Data Mining: Concepts and Techniques, Third Edition (The Morgan Kaufmann Series in Data Management Systems)
Data mining (also known as knowledge discovery and data mining (KDD), knowledge discovery in data, and knowledge discovery in databases), refers to sorting through data to identify patterns and relationships in large relational databases in order to extract and utilize data. Data mining allows data to be extracted and transformed, stored in a data base, accessed, and analyzed by software programs. Additionally, the data retrieved can be presented in various forms, such as in graphs or tables. The types of relationships that are commonly found in data mining include classes, clusters, associations, and sequential patterns.

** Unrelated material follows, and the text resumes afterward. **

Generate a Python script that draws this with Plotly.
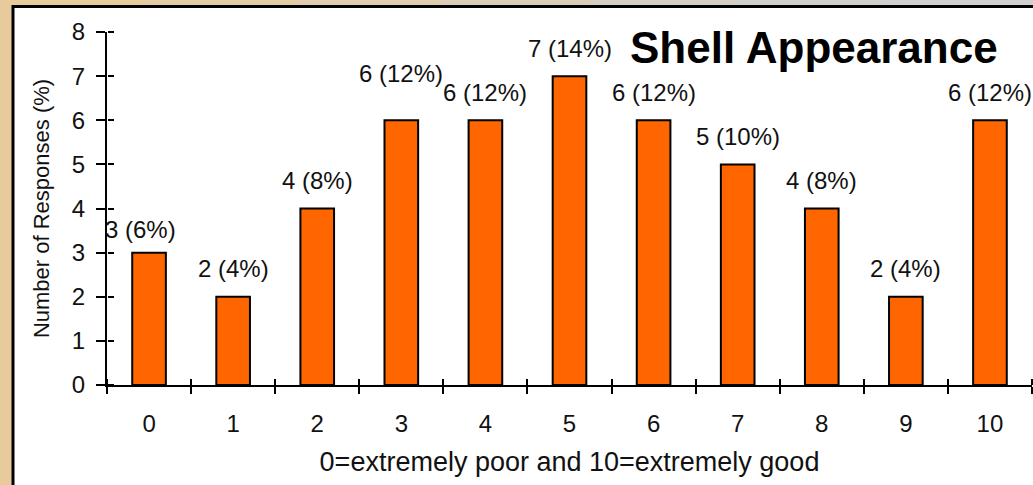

Data mining focuses on producing a solution that generates useful forecasting through a four-phase process:
- problem identification
- exploration of the data
- pattern discovery
- knowledge deployment, or application of knowledge to new data to forecast or generate predictions.
Problem identification
- Initial phase of data mining
- the problem must be defined, and everyone involve must understand the objectives and requirements of the data mining process they are initiating
Exploration of the data
- begins with exploring and preparing the data for the data mining process
- might include data access, cleansing, sampling, and transformation
- a technique that can be used for data reduction is clustering.
- Clustering groups of statistical units into clusters (classes) in order to reduce the overall number of statistical units.
- A cluster is comprised of elements that are similar to each other and dissimilar to other clusters, so clustering is essential a method of grouping.
- To determine why the groups are different, then a different data reduction technique, factor analysis, must be used.
- a technique that can be used for data reduction is clustering.
- the goal is to identify the relevant or important variables and determine their nature
Pattern discovery
- model building/ pattern identification
- a complex phase of data mining
- different models are applied to the same data to choose the best model for the data set being analyzed
- model chosen should be identify the patterns in the data that will support the best predictions.
- model must be tested, evaluated, and interpreted
- this phase ends with a highly predictive, consistent patterns-identifying model
Knowledge deployment/ Application of knowledge
- takes the pattern and model identified in the pattern discovery phase and applies them to new data to test whether they can achieve the desired outcome.